The puzzling thing is that there is a significant improvement during the gradient evalution stage: 6.04 seconds (for threading) comapred to 0.25 seoconds (for MPI). However, the total run time (100 warmup and 10 sampling as a test) is faster for threading on a single core (2.8GHz) on my local system (~11hrs) than for MPI using 160 cores (320 cores with hyperthreading; 2.4GHz per core), spread across 4 nodes (~13hrs). I checked for the core usage and I have confirmed that all 320 cores were in use at 100% capacity.
I’m wondering if there is something wrong with the MPI configuration on my cluster system, but I find it strange that my program runs fine (except for the speed) in the MPI setup as well. Since my experience of working with servers is limited, I got assitance from a system admin to set up MPI after reading the instruction (https://github.com/stan-dev/math/wiki/MPI-Parallelism) as follows:
# Load the modules
module load gcc/7.3.0 openmpi/3.1.1 python/2.7.15 git
# Clone the developer version
git clone https://github.com/stan-dev/cmdstan.git —recursive
cd cmdstan
# Modify make/local
echo "CXXFLAGS+=-pthread" > ./make/local
echo "LDLIBS+=-lpthread" >> ./make/local
echo "STAN_MPI=true" >> ./make/local
echo "CXX=mpicxx" >> ./make/local
# build stan
make build -j20
# compile my_model
make my_model_dir/my_model
The cluster uses Slurm for scheduling and my jobscript looks as follows
#!/bin/bash
#SBATCH --nodes=4
#SBATCH --ntasks=320
#SBATCH --time=15:45:00
#SBATCH --job-name stan
#SBATCH --output=run_report_%j.txt
module load gcc/7.3.0 openmpi/3.1.1 python/2.7.15 git
cd my_model_dir
mpirun --oversubscribe ./my_model method=sample num_warmup=100 num_samples=10 data file=my_input.R output file=$SLURM_SUBMIT_DIR/output.csv
I would be very grateful if you could give me some pointers on this
Not sure what “–oversubscribe” does, but that does not sound useful.
I would
avoid the use of hyper threading to start with
only run this thing on a single computer, but with multiple processes
320 cores does sound a lot to me. I used once 80 cores for a 3 day run and got things down to 1h runtime… but 320 cores sounds way to much, I think
Also… how do you split your data into shards? If you have 18 subjects then split by subject then map_rect can only take advantage of 18 cores. Not more.
I split my data using map_rect such that each shard computes the likelihood per subject. I thinking I was overlooking the point that it is pointless to add cores beyond the number of shards.
Also, I’m wondering if my observation is a testament to how well threading performs as long as the number of shards is not too high.
I’m still a little curious why I see that gradient evaluation is much faster on MPI than threading, however.

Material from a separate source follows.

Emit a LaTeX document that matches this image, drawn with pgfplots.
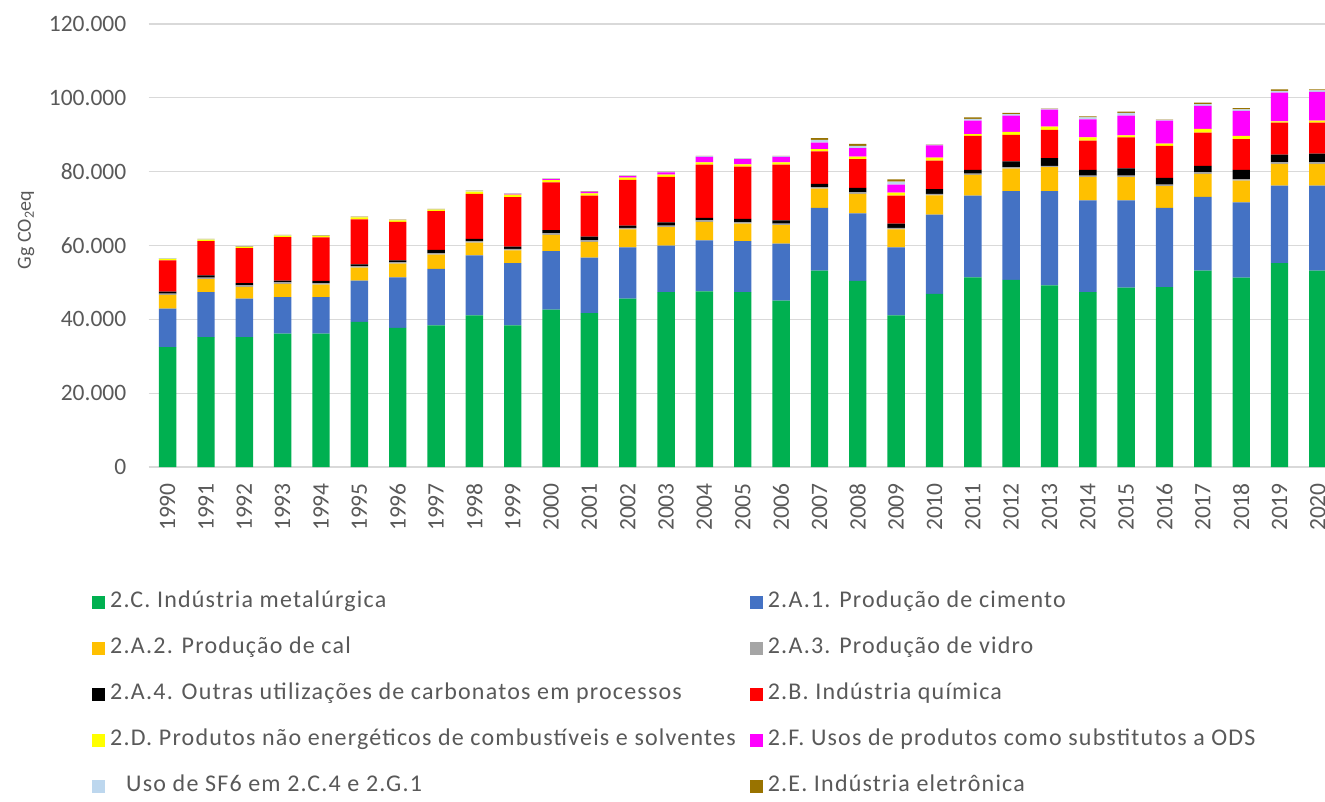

I am pretty happy with threading, I use 10x3 threads on a 46 cores computer (I have a hierarchical model with 60K elements, each of them having 100 replicates already vectorised).
Since we have a HPC, I would like to heavily increase the amount of threads across machines. For doing this I guess I need to use MPI and NOT threading.
I am really not sure what plans are from @bgoodri in this regard, but I doubt that MPI can be used under R in a straightforward way. However, you can always run chains with cmdstan and read them into R using read_stan_csv. As a little motivation: You can expect that your program will run faster with MPI parallelism with the 2.18 version of Stan. The speedup depends on your program specifics and can range between 10%-65%!
Awesome!
map_rect is a killer in PK/PD modelling as well… hours instead of days inference times makes a difference in the life of a modeller.